During the last two decades of the twentieth century, libraries across America were changing. A new technology was reinventing our interaction with information. Emerging Communities: Integrating Networked Information into Library Services, and Public Information in the National Information Infrastructure: Report to the Regulatory Information Service Center, the General Services Administration, and to the Administrator of the Office of Information and Regulatory Affairs discuss two central questions leading to the digital revolution in the production of government information. In the former, Jamie Love asks questions related to electronic information that still largely remain unanswered, such as, Who owns and controls the information resources and systems that are created with federal funds? For example, do the citizens own Medline or ERIC or EDGAR? In the latter report, Henry Perritt writes about technology tools and how the government should expand internet access to promote dissemination of information through a wide array of channels.
Once the information architecture for the world wide web was introduced to the government, electronic production of government information exploded. So Congress passed the GPO Access law (107 Stat. 112) intending to harness the internet as a means to make government information more accessible to the public. This law gave the GPO some needed guidance, but not the authority, to force agencies to deposit electronic products. The GPO also issued some guidance to the FDLP, Managing the FDLP Electronic Collection: A Policy and Planning Document, in how to plan for an electronic collection. Additionally, the National Research Council wrote several reports, but one in particular addresses a primary concern of the time: The Digital Dilemma: Intellectual Property in the Information Age. The question of copyright and government publication rarely comes up, but the internet changed the rules. Information goes up and down very quickly, and the 1962 Depository Law does not account for electronic government information. Depository libraries became used to receiving materials in multiple formats, but now materials were being received on disks without software to run the data, or in packaging that says not to open since agencies are complying with the letter but not the spirit of the law.

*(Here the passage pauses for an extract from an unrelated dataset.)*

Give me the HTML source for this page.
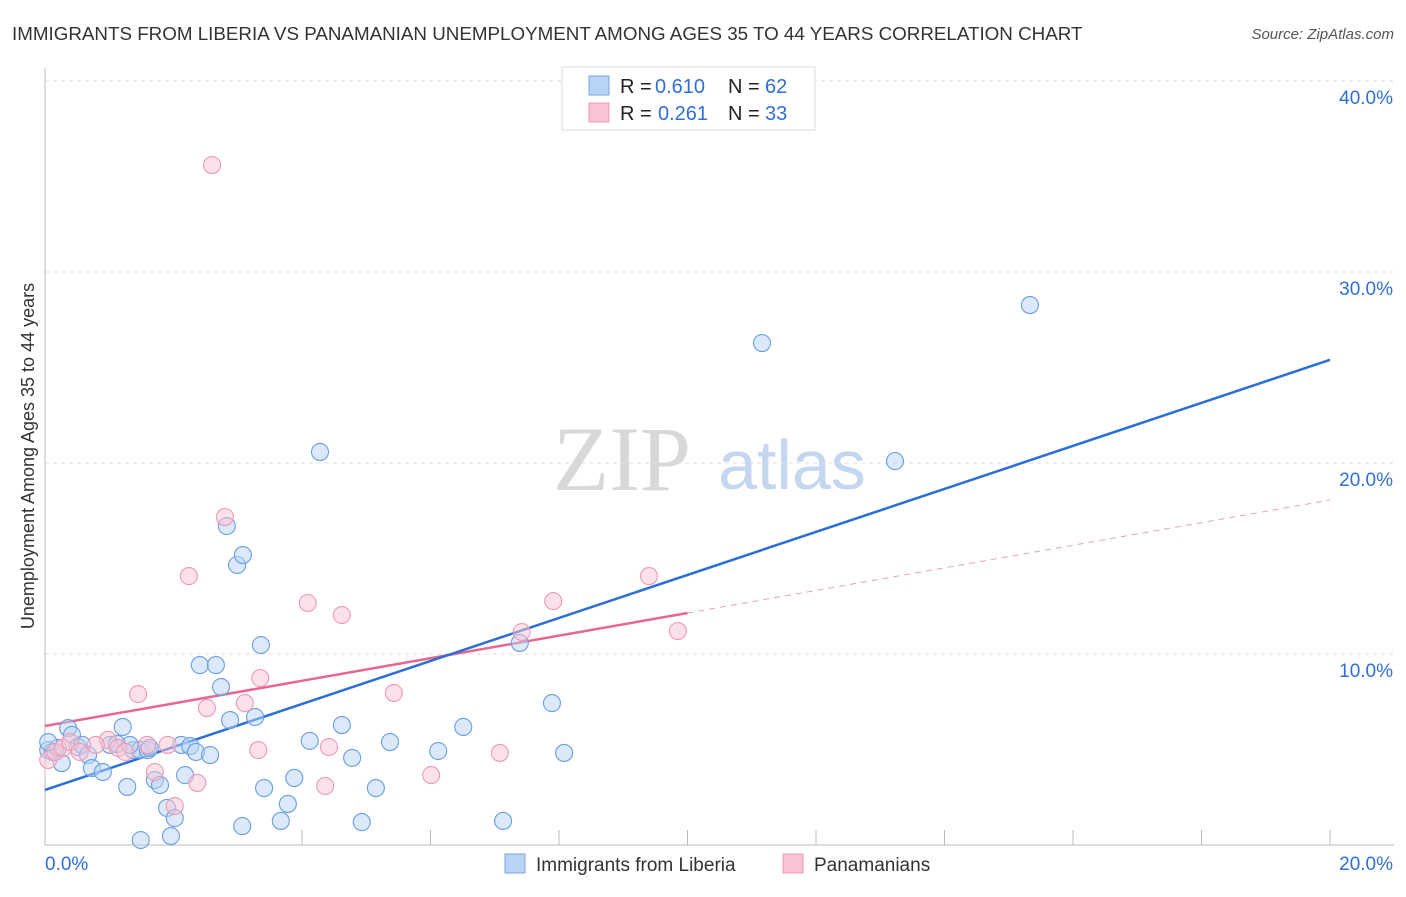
<!DOCTYPE html>
<html><head><meta charset="utf-8"><style>
body{margin:0;background:#fff;font-family:"Liberation Sans",sans-serif;}
</style></head><body>
<svg id="c" width="1406" height="892" xmlns="http://www.w3.org/2000/svg" style="font-family:'Liberation Sans',sans-serif">
<text x="12" y="40" font-size="18.8" fill="#333">IMMIGRANTS FROM LIBERIA VS PANAMANIAN UNEMPLOYMENT AMONG AGES 35 TO 44 YEARS CORRELATION CHART</text>
<text x="1394" y="39" font-size="15" fill="#555" font-style="italic" text-anchor="end">Source: ZipAtlas.com</text>
<text x="0" y="0" transform="translate(34,456) rotate(-90)" font-size="18" fill="#333" text-anchor="middle">Unemployment Among Ages 35 to 44 years</text>
<g><text x="553" y="490" font-size="92" style="font-family:'Liberation Serif',serif" fill="#d8d8d8">ZIP</text><text x="718" y="489" font-size="70" fill="#c4d6f0">atlas</text></g>
<g id="grid"></g><g id="axes"></g><g id="lines"></g><g id="pts"></g>
<g>
<rect x="562" y="67" width="253" height="63" fill="#fff" stroke="#ddd"/>
<rect x="589" y="76" width="20" height="19" fill="#b8d3f5" stroke="#7aa6e0"/>
<rect x="589" y="103" width="20" height="19" fill="#f9c4d4" stroke="#ec9ab3"/>
<text x="620" y="93" font-size="20" fill="#222">R =</text><text x="655" y="93" font-size="20" fill="#2f6fd6">0.610</text>
<text x="728" y="93" font-size="20" fill="#222">N =</text><text x="765" y="93" font-size="20" fill="#2f6fd6">62</text>
<text x="620" y="120" font-size="20" fill="#222">R =</text><text x="658" y="120" font-size="20" fill="#2f6fd6">0.261</text>
<text x="728" y="120" font-size="20" fill="#222">N =</text><text x="765" y="120" font-size="20" fill="#2f6fd6">33</text>
</g>
<g>
<rect x="505" y="854" width="20" height="19" fill="#b8d3f5" stroke="#7aa6e0"/>
<text x="536" y="871" font-size="19" fill="#333">Immigrants from Liberia</text>
<rect x="783" y="854" width="20" height="19" fill="#f9c4d4" stroke="#ec9ab3"/>
<text x="814" y="871" font-size="19" fill="#333">Panamanians</text>
</g>
</svg>
<script>
const yTicks=[10,20,30,40];
const yTickLabels=["10.0%","20.0%","30.0%","40.0%"];
const xTicks=[4,6,8,10,12,14,16,18,20];
const blueX=[0.05,0.12,0.2,0.26,0.36,0.42,0.51,0.58,0.67,0.73,0.9,1.01,1.12,1.21,1.28,1.37,1.48,1.49,1.6,1.63,1.71,1.79,1.9,1.96,2.02,2.12,2.18,2.26,2.35,2.41,2.57,2.66,2.74,2.83,2.88,2.99,3.07,3.08,3.27,3.36,3.41,3.67,3.78,3.88,4.12,4.28,4.62,4.78,4.93,5.15,5.37,6.12,6.51,7.13,7.39,7.89,8.08,11.16,13.23,15.33,0.05,1.32];
const blueY=[4.97,4.87,5.08,4.29,6.12,5.76,5.13,5.24,4.71,4.03,3.82,5.24,5.29,6.18,3.04,4.97,4.97,0.26,4.97,5.08,3.40,3.14,1.94,0.47,1.41,5.24,3.66,5.18,4.87,9.42,4.71,9.42,8.27,16.70,6.54,14.66,0.99,15.18,6.70,10.47,2.98,1.26,2.15,3.51,5.45,20.58,6.28,4.56,1.20,2.98,5.39,4.92,6.18,1.26,10.58,7.43,4.82,26.28,20.10,28.27,5.39,5.24];
const pinkX=[2.6,2.8,2.24,4.09,4.62,7.91,9.4,9.85,7.42,3.35,1.45,5.43,3.11,2.52,0.98,1.59,1.91,4.42,3.32,7.08,6.01,1.71,2.37,4.36,2.02,0.05,0.16,0.28,0.39,0.54,0.79,1.14,1.25];
const pinkY=[35.6,17.17,14.08,12.67,12.04,12.77,14.08,11.2,11.15,8.74,7.9,7.96,7.43,7.17,5.5,5.24,5.24,5.13,4.97,4.82,3.66,3.82,3.25,3.09,2.04,4.45,4.87,5.08,5.39,4.87,5.24,5.08,4.87];
const blueLine=[2.88,25.4];
const pinkLine=[6.23,18.06];
const pinkSolidEnd=10;
const NS="http://www.w3.org/2000/svg";
const X=v=>45+v*64.25, Y=v=>845-v*19.1;
function mk(t,a,p){const e=document.createElementNS(NS,t);for(const k in a)e.setAttribute(k,a[k]);p.appendChild(e);return e;}
const grid=document.getElementById('grid'),axes=document.getElementById('axes'),lines=document.getElementById('lines'),pts=document.getElementById('pts');
yTicks.forEach((t,i)=>{
 const l=mk('line',{x1:45,x2:1394,y1:Y(t),y2:Y(t),stroke:'#ddd','stroke-dasharray':'4,4'},grid);
 
 
 const tx=mk('text',{x:1393,y:Y(t)+23,'font-size':19,fill:'#2f6fd6','text-anchor':'end'},axes);
 tx.textContent=yTickLabels[i];
 
 
});
let a=mk('line',{x1:45,x2:45,y1:68,y2:845,stroke:'#bbb'},axes);


a=mk('line',{x1:45,x2:1394,y1:845,y2:845,stroke:'#bbb'},axes);


xTicks.forEach(t=>{
 const l=mk('line',{x1:X(t),x2:X(t),y1:830,y2:845,stroke:'#bbb'},axes);
 
 
});
let t0=mk('text',{x:45,y:870,'font-size':19,fill:'#2f6fd6'},axes);t0.textContent='0.0%';


let t1=mk('text',{x:1393,y:870,'font-size':19,fill:'#2f6fd6','text-anchor':'end'},axes);t1.textContent='20.0%';


function dot(x,y,f,s,n){const c=mk('circle',{cx:X(x),cy:Y(y),r:8.5,fill:f,'fill-opacity':0.5,stroke:s,'stroke-width':1.1},pts);
 
 }
blueX.forEach((x,i)=>dot(x,blueY[i],'#b8d3f5','#6a9ee0','liberia-point'));
pinkX.forEach((x,i)=>dot(x,pinkY[i],'#f9c4d4','#ee9ab4','panamanian-point'));
const py=x=>pinkLine[0]+(pinkLine[1]-pinkLine[0])*x/20;
let l=mk('line',{x1:X(pinkSolidEnd),y1:Y(py(pinkSolidEnd)),x2:X(20),y2:Y(pinkLine[1]),stroke:'#e8a0b6','stroke-width':1,'stroke-dasharray':'6,5'},lines);


l=mk('line',{x1:X(0),y1:Y(pinkLine[0]),x2:X(pinkSolidEnd),y2:Y(py(pinkSolidEnd)),stroke:'#e8668f','stroke-width':2.5},lines);


l=mk('line',{x1:X(0),y1:Y(blueLine[0]),x2:X(20),y2:Y(blueLine[1]),stroke:'#2b6fd6','stroke-width':2.5},lines);


</script>
</body></html>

An attempt to correct these oversights was made with the Electronic Freedom of Information Act Amendments of 1996 (e-FOIA). This law is significant because it added a findings and purpose section to the existing Freedom of Information Act that enables citizens to file their claims online, becoming one of the earliest e-government services. This new service is supposed to allow for a quicker turnaround time. But this can be a double-edged sword, as discussed in Federal Information Policies in the 1990s: Views and Perspectives, which examines the complexities of that era. In this book, the authors examine how a national online, networked environment becomes the main hub for information creation, dissemination, and preservation at the same time the government is classifying and declassifying information at ever faster rates. Perspectives of all three branches of the federal government are analyzed, along with privacy concerns, citizen impacts, and the potential effects on the Federal Depository Library Program.
During this time, the GPO had its hands full keeping Americans informed and frequently found that its central mission ran counter to the operations of the government, especially since during most of the twentieth century the United States was always in a state of heightened tensions, if not actual war. Discussing this tension is Phillip Melanson’s Secrecy Wars: National Security, Privacy, and the Public’s Right to Know. With much of America questioning the role of government in its private life after the many transgressions of the latter half of the twentieth century, distrust for the government was on the rise, and was reflected in government publication. During this time the American Library Association established the Government Documents Roundtable (GODORT), which began campaigns on behalf of librarians who wanted to defend the people’s right to know what their government is doing. The People’s Right to Know: Legal Access to Public Records and Proceedings by Harold L. Cross is still an amazing study. Cross logically presents the case, citing all the legal precedents available and determines, as he opens his book, that “public business is the public’s business. The people have the right to know. Freedom of information is their just heritage. Without that the citizens of a democracy have but changed their kings.”
Using the internet as an additional means to disseminate information does not change a citizen’s right to know. It does, however, change the speed with which the information is available.